- _PROBLEM_:
Go through the material below and copy all lines with "seaborn".

- _EXCERPTED DATA_:
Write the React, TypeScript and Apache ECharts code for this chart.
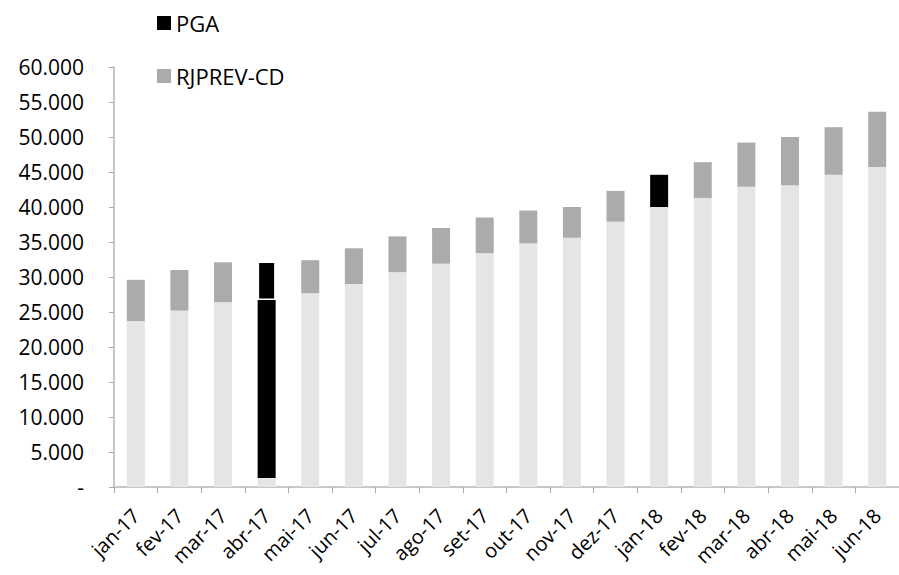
==
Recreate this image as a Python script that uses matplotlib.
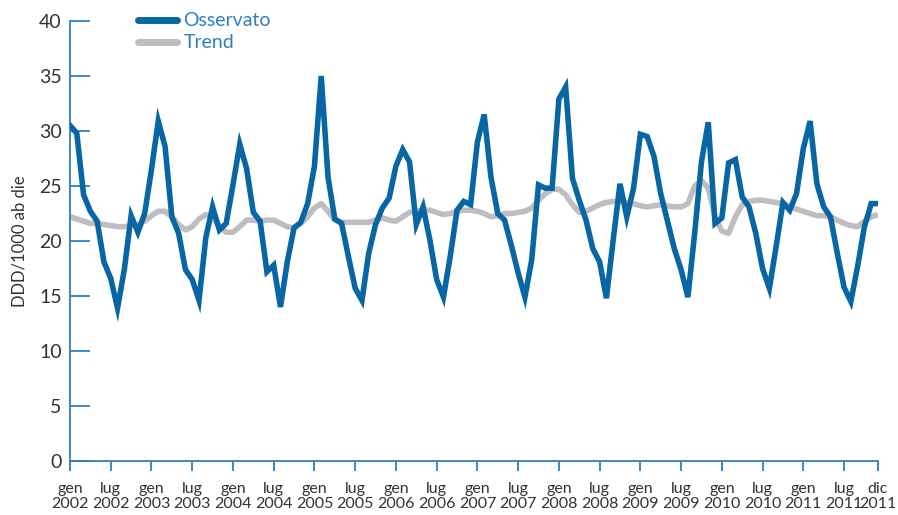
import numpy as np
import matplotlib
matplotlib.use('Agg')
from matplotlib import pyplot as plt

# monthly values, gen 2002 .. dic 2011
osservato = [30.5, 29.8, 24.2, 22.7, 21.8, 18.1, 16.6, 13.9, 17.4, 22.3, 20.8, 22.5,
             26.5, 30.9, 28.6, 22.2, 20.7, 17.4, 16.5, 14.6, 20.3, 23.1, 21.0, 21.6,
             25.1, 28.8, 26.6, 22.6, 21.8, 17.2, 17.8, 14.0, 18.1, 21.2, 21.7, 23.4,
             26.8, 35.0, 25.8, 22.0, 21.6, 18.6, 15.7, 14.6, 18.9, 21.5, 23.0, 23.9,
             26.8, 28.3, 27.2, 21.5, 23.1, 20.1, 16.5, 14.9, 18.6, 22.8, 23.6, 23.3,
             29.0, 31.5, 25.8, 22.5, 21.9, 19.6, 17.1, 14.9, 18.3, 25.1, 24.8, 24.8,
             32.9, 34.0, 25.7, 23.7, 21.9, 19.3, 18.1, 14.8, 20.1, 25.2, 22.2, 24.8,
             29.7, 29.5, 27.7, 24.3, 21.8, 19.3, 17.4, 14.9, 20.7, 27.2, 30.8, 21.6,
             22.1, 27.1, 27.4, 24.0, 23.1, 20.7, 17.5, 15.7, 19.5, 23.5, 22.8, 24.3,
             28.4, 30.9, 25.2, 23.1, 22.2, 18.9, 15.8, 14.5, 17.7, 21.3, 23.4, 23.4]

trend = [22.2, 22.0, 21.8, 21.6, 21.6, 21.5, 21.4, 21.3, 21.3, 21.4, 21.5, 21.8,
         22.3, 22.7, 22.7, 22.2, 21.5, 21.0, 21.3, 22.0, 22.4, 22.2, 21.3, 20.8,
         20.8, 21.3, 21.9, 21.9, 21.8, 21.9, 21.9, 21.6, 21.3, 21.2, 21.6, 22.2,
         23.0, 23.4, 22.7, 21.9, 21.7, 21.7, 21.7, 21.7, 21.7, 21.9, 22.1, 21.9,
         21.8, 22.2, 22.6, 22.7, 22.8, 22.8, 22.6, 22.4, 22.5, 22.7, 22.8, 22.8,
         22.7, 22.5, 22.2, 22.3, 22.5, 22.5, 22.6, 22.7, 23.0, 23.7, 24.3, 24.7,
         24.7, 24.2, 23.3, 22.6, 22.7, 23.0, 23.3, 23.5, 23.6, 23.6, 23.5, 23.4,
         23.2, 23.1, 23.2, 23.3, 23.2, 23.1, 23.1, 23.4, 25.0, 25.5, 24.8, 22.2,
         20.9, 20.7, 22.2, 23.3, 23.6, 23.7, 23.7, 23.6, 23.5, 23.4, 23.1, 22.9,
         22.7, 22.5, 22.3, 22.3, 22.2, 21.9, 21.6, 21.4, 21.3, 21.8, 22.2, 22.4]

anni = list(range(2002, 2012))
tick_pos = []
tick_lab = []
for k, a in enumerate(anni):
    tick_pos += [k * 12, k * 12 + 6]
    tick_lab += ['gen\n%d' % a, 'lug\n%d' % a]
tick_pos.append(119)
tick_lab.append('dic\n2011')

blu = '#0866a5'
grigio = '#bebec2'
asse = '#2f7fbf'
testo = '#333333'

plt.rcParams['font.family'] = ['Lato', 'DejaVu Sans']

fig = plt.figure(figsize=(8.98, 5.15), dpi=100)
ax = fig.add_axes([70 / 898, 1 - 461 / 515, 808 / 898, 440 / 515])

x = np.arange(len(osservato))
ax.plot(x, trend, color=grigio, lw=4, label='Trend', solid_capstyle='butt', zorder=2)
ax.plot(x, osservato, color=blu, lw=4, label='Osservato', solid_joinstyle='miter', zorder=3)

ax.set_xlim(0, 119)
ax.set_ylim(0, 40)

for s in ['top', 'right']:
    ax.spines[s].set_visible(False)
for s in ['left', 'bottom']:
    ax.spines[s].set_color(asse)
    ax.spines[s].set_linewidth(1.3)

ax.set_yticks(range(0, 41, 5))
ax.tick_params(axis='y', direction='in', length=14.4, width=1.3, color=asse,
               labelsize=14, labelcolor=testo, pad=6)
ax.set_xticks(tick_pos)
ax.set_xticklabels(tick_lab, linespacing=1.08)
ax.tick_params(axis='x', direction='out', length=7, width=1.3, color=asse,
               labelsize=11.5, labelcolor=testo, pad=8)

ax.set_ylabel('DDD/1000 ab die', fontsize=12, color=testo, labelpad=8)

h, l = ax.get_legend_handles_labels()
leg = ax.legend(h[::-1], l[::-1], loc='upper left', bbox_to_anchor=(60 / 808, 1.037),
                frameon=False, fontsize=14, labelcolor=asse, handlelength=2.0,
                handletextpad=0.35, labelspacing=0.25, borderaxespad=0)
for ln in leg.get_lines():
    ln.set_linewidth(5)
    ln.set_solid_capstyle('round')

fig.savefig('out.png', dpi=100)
--
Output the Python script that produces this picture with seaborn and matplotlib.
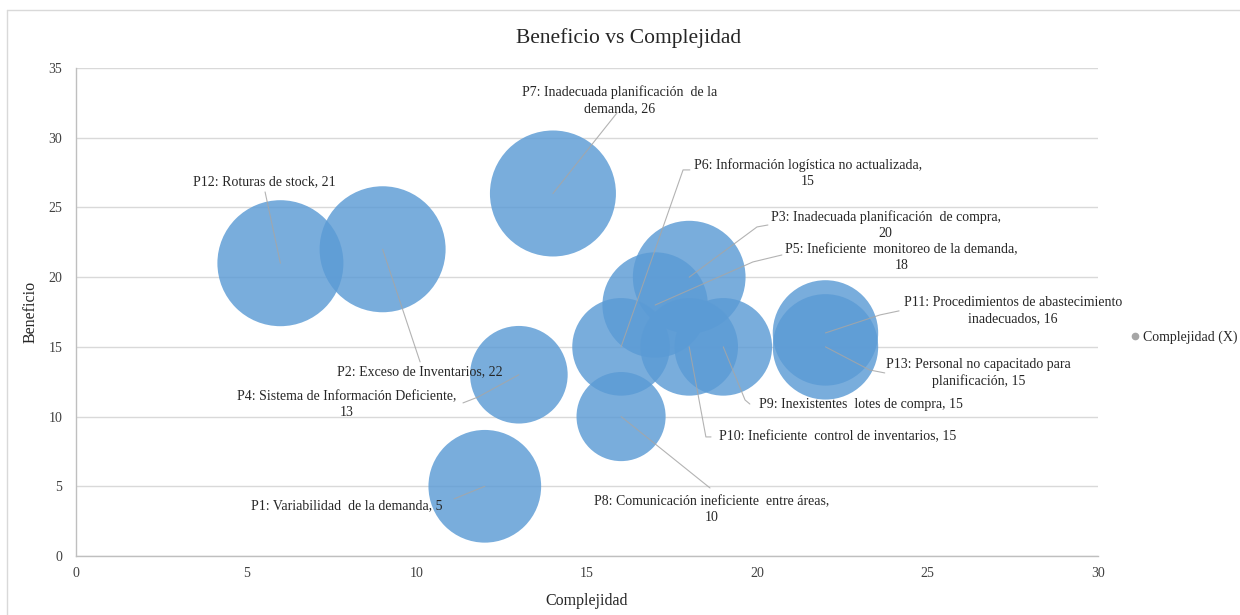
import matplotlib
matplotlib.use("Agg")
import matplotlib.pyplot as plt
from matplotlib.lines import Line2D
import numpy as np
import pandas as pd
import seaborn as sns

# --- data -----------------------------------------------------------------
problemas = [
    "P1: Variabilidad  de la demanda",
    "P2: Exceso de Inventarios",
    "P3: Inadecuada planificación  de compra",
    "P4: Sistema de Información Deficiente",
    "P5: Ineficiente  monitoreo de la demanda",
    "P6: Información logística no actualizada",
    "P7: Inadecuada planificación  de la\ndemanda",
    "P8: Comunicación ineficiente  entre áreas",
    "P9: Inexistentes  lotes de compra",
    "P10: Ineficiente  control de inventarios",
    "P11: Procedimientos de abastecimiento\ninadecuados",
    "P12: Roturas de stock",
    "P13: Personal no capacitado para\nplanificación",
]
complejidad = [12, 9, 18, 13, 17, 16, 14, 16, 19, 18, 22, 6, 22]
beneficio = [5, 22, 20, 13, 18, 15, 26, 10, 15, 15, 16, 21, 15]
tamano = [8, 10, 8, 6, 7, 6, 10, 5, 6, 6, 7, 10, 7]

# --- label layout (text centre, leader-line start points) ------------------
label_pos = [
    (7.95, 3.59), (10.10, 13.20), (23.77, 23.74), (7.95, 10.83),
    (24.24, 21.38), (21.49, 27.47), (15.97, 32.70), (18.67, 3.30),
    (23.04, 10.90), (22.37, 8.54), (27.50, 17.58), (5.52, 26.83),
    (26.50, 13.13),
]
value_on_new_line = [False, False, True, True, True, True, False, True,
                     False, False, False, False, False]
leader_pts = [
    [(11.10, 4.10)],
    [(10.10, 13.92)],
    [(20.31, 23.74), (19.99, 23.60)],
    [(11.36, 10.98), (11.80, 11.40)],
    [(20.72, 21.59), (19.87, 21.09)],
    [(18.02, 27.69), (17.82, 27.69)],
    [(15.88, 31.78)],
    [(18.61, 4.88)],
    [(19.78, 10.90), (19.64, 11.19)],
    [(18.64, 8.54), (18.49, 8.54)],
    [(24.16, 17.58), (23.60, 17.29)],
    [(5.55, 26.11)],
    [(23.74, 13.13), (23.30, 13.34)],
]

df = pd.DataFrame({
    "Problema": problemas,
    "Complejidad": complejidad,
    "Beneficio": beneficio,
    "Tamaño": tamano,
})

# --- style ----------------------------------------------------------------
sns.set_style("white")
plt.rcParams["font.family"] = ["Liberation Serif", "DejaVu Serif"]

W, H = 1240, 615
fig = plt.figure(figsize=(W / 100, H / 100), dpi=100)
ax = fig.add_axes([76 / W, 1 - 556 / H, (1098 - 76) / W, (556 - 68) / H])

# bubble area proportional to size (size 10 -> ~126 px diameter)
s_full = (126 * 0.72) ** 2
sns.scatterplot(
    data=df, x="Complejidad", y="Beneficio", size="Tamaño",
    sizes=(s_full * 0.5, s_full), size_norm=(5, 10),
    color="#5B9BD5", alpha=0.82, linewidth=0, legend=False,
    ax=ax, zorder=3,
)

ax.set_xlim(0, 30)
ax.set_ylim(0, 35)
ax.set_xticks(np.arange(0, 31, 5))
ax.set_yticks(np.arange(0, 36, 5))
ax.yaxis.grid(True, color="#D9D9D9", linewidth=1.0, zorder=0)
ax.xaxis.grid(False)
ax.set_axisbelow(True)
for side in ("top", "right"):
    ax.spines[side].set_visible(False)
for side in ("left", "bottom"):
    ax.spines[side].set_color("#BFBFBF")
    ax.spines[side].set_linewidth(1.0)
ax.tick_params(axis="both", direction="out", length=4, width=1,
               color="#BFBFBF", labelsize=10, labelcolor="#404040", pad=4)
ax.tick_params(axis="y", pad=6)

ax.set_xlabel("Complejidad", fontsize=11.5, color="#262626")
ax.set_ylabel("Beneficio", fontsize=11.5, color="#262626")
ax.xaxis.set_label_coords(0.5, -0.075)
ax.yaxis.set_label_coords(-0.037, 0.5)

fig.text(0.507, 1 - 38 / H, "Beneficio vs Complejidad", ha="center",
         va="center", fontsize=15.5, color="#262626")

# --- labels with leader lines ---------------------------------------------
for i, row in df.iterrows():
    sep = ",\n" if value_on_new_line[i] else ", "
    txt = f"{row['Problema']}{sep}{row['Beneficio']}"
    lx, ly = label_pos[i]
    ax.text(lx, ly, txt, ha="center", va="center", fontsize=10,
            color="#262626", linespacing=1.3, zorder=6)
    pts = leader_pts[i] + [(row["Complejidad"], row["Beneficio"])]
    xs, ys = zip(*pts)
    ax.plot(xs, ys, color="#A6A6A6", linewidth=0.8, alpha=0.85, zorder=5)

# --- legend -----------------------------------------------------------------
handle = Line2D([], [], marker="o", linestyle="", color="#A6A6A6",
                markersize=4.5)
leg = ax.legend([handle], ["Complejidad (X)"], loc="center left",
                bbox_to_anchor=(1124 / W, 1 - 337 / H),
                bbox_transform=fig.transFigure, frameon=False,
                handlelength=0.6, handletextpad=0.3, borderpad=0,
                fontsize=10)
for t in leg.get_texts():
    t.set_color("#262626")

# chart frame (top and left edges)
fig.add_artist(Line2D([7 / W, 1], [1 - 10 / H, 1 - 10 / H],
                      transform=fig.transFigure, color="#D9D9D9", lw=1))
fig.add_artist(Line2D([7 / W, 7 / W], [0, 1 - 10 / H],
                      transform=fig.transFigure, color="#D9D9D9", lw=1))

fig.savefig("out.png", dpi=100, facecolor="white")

- _SOLUTION TO THIS TASK_:
Output the Python script that produces this picture with seaborn and matplotlib.
import seaborn as sns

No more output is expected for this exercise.